"""
This file contains the gym environment wrapper that is used
to provide a standardized environment API for training policies and interacting
with metadata present in datasets.
"""
import json
import numpy as np
from copy import deepcopy

import gym
try:
    import d4rl
except:
    print("WARNING: could not load d4rl environments!")

import robomimic.envs.env_base as EB
import robomimic.utils.obs_utils as ObsUtils


class EnvGym(EB.EnvBase):
    """Wrapper class for gym"""
    def __init__(
        self,
        env_name, 
        render=False, 
        render_offscreen=False, 
        use_image_obs=False, 
        use_depth_obs=False, 
        postprocess_visual_obs=True, 
        **kwargs,
    ):
        """
        Args:
            env_name (str): name of environment.

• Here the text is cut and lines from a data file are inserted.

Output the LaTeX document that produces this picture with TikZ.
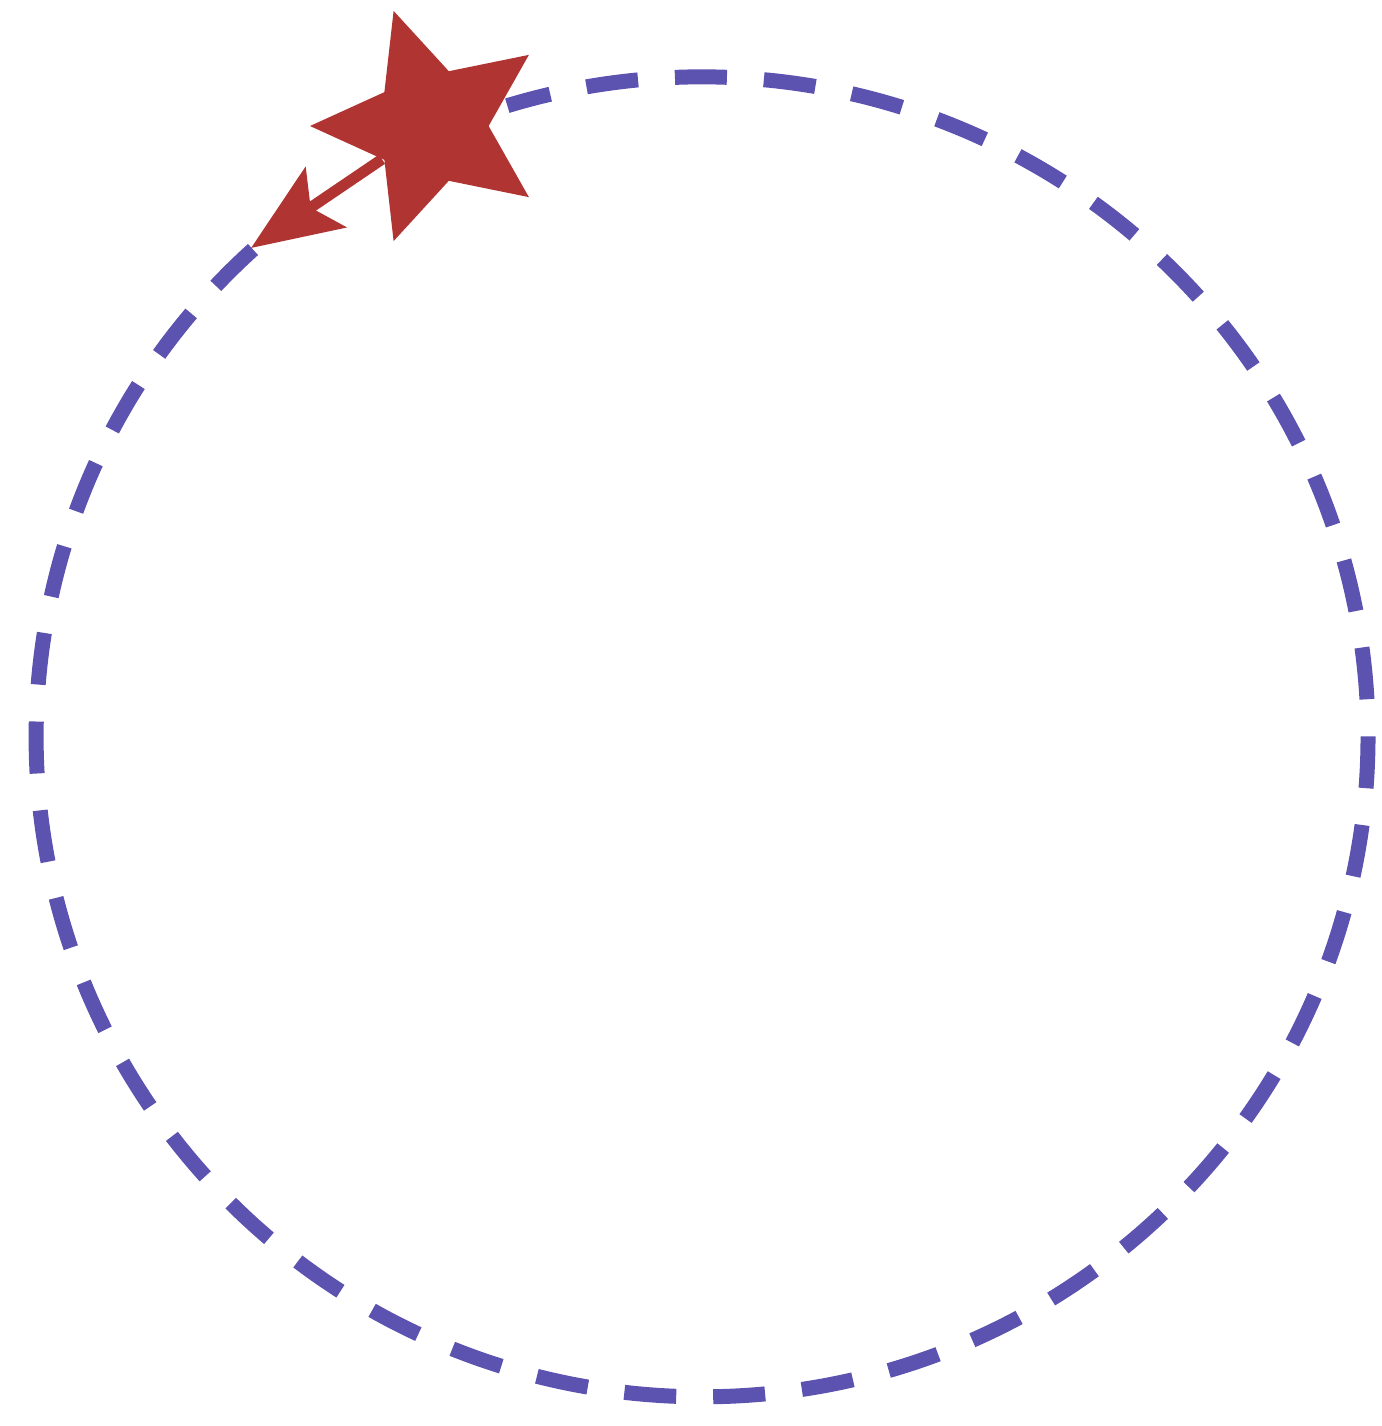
\documentclass[tikz,border=0pt]{standalone}
\usetikzlibrary{shapes.geometric,arrows.meta}
\definecolor{orbit}{RGB}{92,82,176}
\definecolor{starred}{RGB}{176,52,50}
\begin{document}
\begin{tikzpicture}[x=0.5pt,y=-0.5pt,
  orbitline/.style={draw=orbit,line width=7.5pt,dash pattern=on 26pt off 18.5pt},
  starnode/.style={star,star points=5,star point ratio=2.1,minimum size=121pt,inner sep=0pt,fill=starred,draw=none,rotate=18},
  shot/.style={draw=starred,line width=5.5pt,-{Stealth[length=45pt,width=36pt,inset=9pt]}}]
\useasboundingbox (0,0) rectangle (1382,1426);
\coordinate (c) at (702,737);
\coordinate (tip) at (251,248);
\draw[orbitline] (253,249.5) arc[start angle=-132.4,end angle=-467,x radius=666,y radius=660];
\node[starnode] (s) at (431,126) {};
\draw[shot] (s) -- (tip);
\end{tikzpicture}
\end{document}
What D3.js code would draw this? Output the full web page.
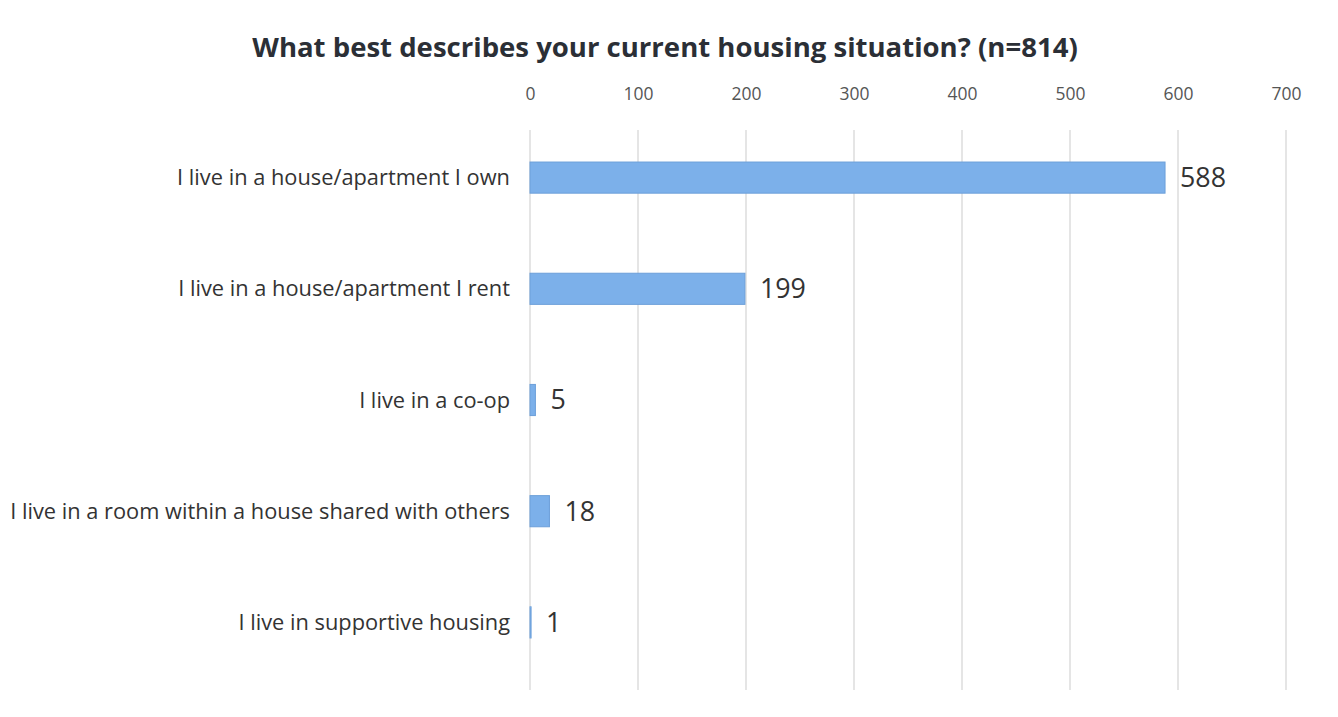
<!DOCTYPE html>
<html><head><meta charset="utf-8">
<script src="https://cdn.jsdelivr.net/npm/d3@7"></script>
<style>body{margin:0;background:#fff;} svg{display:block;}</style>
</head><body>
<svg id="c" width="1338" height="717"></svg>
<script>
const categories = [
  "I live in a house/apartment I own",
  "I live in a house/apartment I rent",
  "I live in a co-op",
  "I live in a room within a house shared with others",
  "I live in supportive housing"
];
const values = [588, 199, 5, 18, 1];
const tickValues = [0, 100, 200, 300, 400, 500, 600, 700];
const title = "What best describes your current housing situation? (n=814)";

const svg = d3.select("#c");
const font = "'Open Sans', Lato, sans-serif";

// pick a font size so that a sample string reaches a target width
function fitSize(sample, weight, target) {
  const t = svg.append("text").attr("font-family", font).attr("font-weight", weight)
    .attr("font-size", 20).text(sample);
  const w = t.node().getComputedTextLength();
  t.remove();
  return 20 * target / w;
}
const titleSize = fitSize(title, 700, 826);
const labelSize = fitSize(categories[3], 400, 500);
const valueSize = fitSize("588", 400, 46);
const tickSize = fitSize("100", 400, 30);

const x = d3.scaleLinear().domain([0, 700]).range([530, 1286]);
const y = d3.scaleBand().domain(categories).range([122, 678]).paddingInner(0.72).paddingOuter(0.36);

svg.append("text").attr("x", 665).attr("y", 47).attr("dy", "0.35em").attr("text-anchor", "middle")
  .attr("font-family", font).attr("font-weight", 700).attr("font-size", titleSize).attr("fill", "#2b2f36")
  .text(title);

// gridlines
svg.append("g").selectAll("line").data(tickValues).join("line")
  .attr("x1", d => x(d)).attr("x2", d => x(d)).attr("y1", 130).attr("y2", 690)
  .attr("stroke", "#dcdcdc").attr("stroke-width", 1.5);

// top axis
const ax = svg.append("g").attr("transform", "translate(0,100)")
  .call(d3.axisTop(x).tickValues(tickValues).tickSize(0).tickPadding(0));
ax.select(".domain").remove();
ax.selectAll("text").attr("font-family", font).attr("font-size", tickSize).attr("fill", "#555");

// bars
svg.append("g").selectAll("rect").data(values).join("rect")
  .attr("x", x(0)).attr("y", (d, i) => y(categories[i]))
  .attr("width", d => x(d) - x(0)).attr("height", y.bandwidth())
  .attr("fill", "#7cb0ea").attr("stroke", "#6c9fd9").attr("stroke-width", 1);

// category labels
svg.append("g").selectAll("text").data(categories).join("text")
  .attr("x", 510).attr("y", d => y(d) + y.bandwidth() / 2).attr("dy", "0.35em")
  .attr("text-anchor", "end").attr("font-family", font).attr("font-size", labelSize).attr("fill", "#333")
  .text(d => d);

// value labels
svg.append("g").selectAll("text").data(values).join("text")
  .attr("x", d => x(d) + 15).attr("y", (d, i) => y(categories[i]) + y.bandwidth() / 2).attr("dy", "0.35em")
  .attr("font-family", font).attr("font-size", valueSize).attr("fill", "#333")
  .text(d => d);
</script>
</body></html>
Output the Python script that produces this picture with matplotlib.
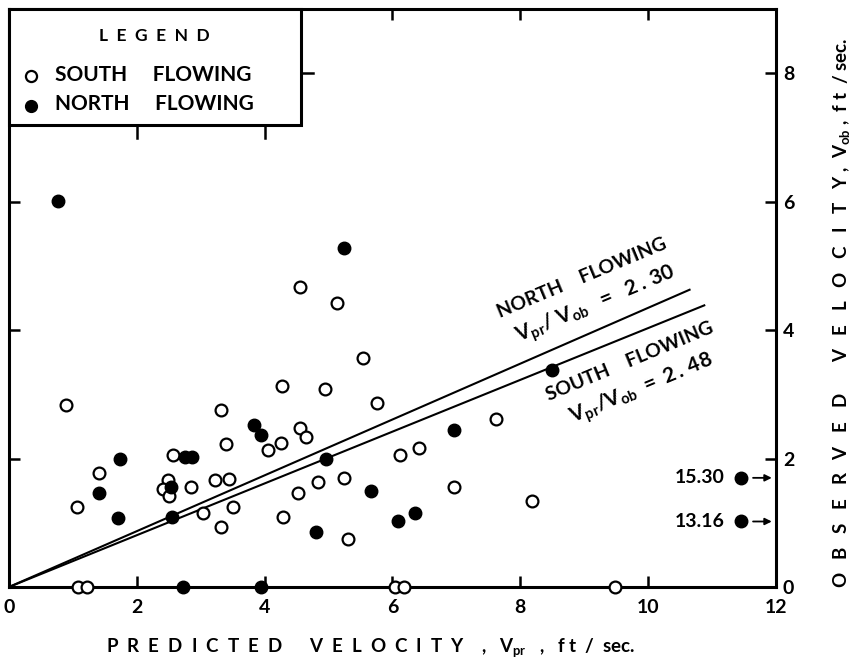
import matplotlib
matplotlib.use("Agg")
import matplotlib.pyplot as plt
from matplotlib.patches import Rectangle

plt.rcParams['font.family'] = ['Lato', 'DejaVu Sans']
plt.rcParams['font.weight'] = 'bold'
plt.rcParams['axes.labelweight'] = 'bold'
plt.rcParams['mathtext.fontset'] = 'custom'
plt.rcParams['mathtext.rm'] = 'Lato:bold'
plt.rcParams['mathtext.it'] = 'Lato:bold'
plt.rcParams['mathtext.bf'] = 'Lato:bold'

# South flowing (open circles): predicted vs observed velocity, ft/sec
south_vpr = [0.89, 1.07, 1.41, 1.08, 1.22, 2.56, 2.48, 2.41, 2.50, 2.85,
             3.03, 3.22, 3.44, 3.32, 3.40, 3.50, 3.31, 4.06, 4.25, 4.27,
             4.28, 4.56, 4.65, 4.53, 4.83, 4.94, 5.24, 5.30, 5.54, 5.76,
             6.12, 6.42, 6.04, 6.18, 4.56, 5.13, 6.97, 7.62, 8.18, 9.49]
south_vob = [2.84, 1.25, 1.77, 0.0, 0.0, 2.05, 1.66, 1.53, 1.42, 1.56,
             1.15, 1.66, 1.68, 2.75, 2.23, 1.25, 0.94, 2.14, 2.25, 3.13,
             1.09, 2.48, 2.34, 1.47, 1.64, 3.09, 1.69, 0.75, 3.56, 2.86,
             2.06, 2.16, 0.0, 0.0, 4.67, 4.43, 1.56, 2.62, 1.34, 0.0]

# North flowing (filled circles)
north_vpr = [0.77, 5.24, 1.74, 1.41, 1.70, 2.53, 2.55, 2.75, 2.87, 2.73,
             3.84, 3.95, 3.94, 4.96, 4.81, 5.66, 6.08, 6.35, 6.97, 8.50]
north_vob = [6.02, 5.28, 2.00, 1.47, 1.08, 1.55, 1.09, 2.02, 2.02, 0.0,
             2.52, 2.37, 0.0, 2.00, 0.86, 1.50, 1.03, 1.16, 2.44, 3.38]

# off-scale points (true Vpr written beside them)
off_vpr = [11.45, 11.45]
off_vob = [1.70, 1.02]
off_labels = ["15.30", "13.16"]

ratio_north = 2.30
ratio_south = 2.48
north_end = 10.65
south_end = 10.88

fig = plt.figure(figsize=(8.52, 6.61), dpi=100)
ax = fig.add_axes([0.0106, 0.112, 0.900, 0.874])
ax.set_xlim(0, 12)
ax.set_ylim(0, 9)

ax.plot([0, north_end], [0, north_end / ratio_north], color='black', lw=1.5, zorder=2)
ax.plot([0, south_end], [0, south_end / ratio_south], color='black', lw=1.5, zorder=2)

ax.plot(south_vpr, south_vob, 'o', ms=8.5, mfc='white', mec='black', mew=1.6,
        clip_on=False, zorder=3)
ax.plot(north_vpr, north_vob, 'o', ms=9, mfc='black', mec='black',
        clip_on=False, zorder=4)
ax.plot(off_vpr, off_vob, 'o', ms=9, mfc='black', mec='black', zorder=4)
for x, y, lab in zip(off_vpr, off_vob, off_labels):
    ax.text(x - 0.25, y, lab, ha='right', va='center', fontsize=14)
    ax.annotate('', xy=(11.98, y), xytext=(11.6, y),
                arrowprops=dict(arrowstyle='-|>', color='black', lw=1.3,
                                mutation_scale=10))

# line labels
rot = 22.6
ax.text(8.97, 4.82, "NORTH    FLOWING", rotation=rot, ha='center', va='center',
        fontsize=14)
ax.text(9.19, 4.4, r"$\mathregular{V_{pr}/\ V_{ob}\ \ =\ \ 2\,.\,30}$", rotation=rot,
        ha='center', va='center', fontsize=15)
ax.text(9.72, 3.52, "SOUTH    FLOWING", rotation=rot, ha='center', va='center',
        fontsize=14)
ax.text(9.9, 3.08, r"$\mathregular{V_{pr}/V_{ob}\ =\ 2\,.\,48}$", rotation=rot,
        ha='center', va='center', fontsize=15)

# frame and ticks
for s in ax.spines.values():
    s.set_linewidth(2.2)
ax.set_xticks([0, 2, 4, 6, 8, 10, 12])
ax.set_yticks([0, 2, 4, 6, 8])
ax.tick_params(axis='both', direction='in', length=8, width=1.8,
               top=True, right=True, labelsize=14)
ax.tick_params(axis='x', pad=9)
ax.tick_params(axis='y', left=True, labelleft=False, labelright=True, pad=5)

ax.set_xlabel("P  R  E  D  I  C  T  E  D      V  E  L  O  C  I  T  Y    ,   "
              "$\\mathregular{V_{pr}}$   ,   f t  /  sec.", fontsize=13.5)
ax.xaxis.set_label_coords(0.472, -0.085)
ax.yaxis.set_label_position('right')
ax.set_ylabel("O   B   S   E   R   V   E   D       V   E   L   O   C   I   T   Y ,  "
              "$\\mathregular{V_{ob}}$ ,  f t  / sec.", fontsize=13.5, rotation=90)
ax.yaxis.set_label_coords(1.072, 0.475)

# legend box in the upper-left corner
lw_frac, lh_frac = 0.381, 0.2
box = Rectangle((0, 1 - lh_frac), lw_frac, lh_frac, transform=ax.transAxes,
                facecolor='white', edgecolor='black', lw=2.2, zorder=10,
                clip_on=False)
ax.add_patch(box)
ax.text(0.19, 0.953, "L  E  G  E  N  D", transform=ax.transAxes, ha='center',
        va='center', fontsize=12.5, zorder=11)
ax.plot([0.028], [0.885], 'o', transform=ax.transAxes, ms=8, mfc='white',
        mec='black', mew=1.6, zorder=11)
ax.plot([0.028], [0.833], 'o', transform=ax.transAxes, ms=8.5, mfc='black',
        mec='black', zorder=11)
ax.text(0.06, 0.887, "SOUTH     FLOWING", transform=ax.transAxes, ha='left',
        va='center', fontsize=15, zorder=11)
ax.text(0.06, 0.836, "NORTH     FLOWING", transform=ax.transAxes, ha='left',
        va='center', fontsize=15, zorder=11)
# ticks that hang from the legend box edges
for xt in [2, 4]:
    ax.plot([xt, xt], [9 * (1 - lh_frac), 9 * (1 - lh_frac) - 0.2], color='black',
            lw=1.8, zorder=11, clip_on=False)
ax.plot([12 * lw_frac, 12 * lw_frac + 0.19], [8, 8], color='black', lw=1.8,
        zorder=11, clip_on=False)

fig.savefig("out.png", dpi=100)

Only needs to be provided if making a different
                environment from the one in @env_meta.

            render (bool): ignored - gym envs always support on-screen rendering

            render_offscreen (bool): ignored - gym envs always support off-screen rendering

            use_image_obs (bool): ignored - gym envs don't typically use images

            postprocess_visual_obs (bool): ignored - gym envs don't typically use images
        """
        self._init_kwargs = deepcopy(kwargs)
        self._env_name = env_name
        self._current_obs = None
        self._current_reward = None
        self._current_done = None
        self._done = None
        self.env = gym.make(env_name, **kwargs)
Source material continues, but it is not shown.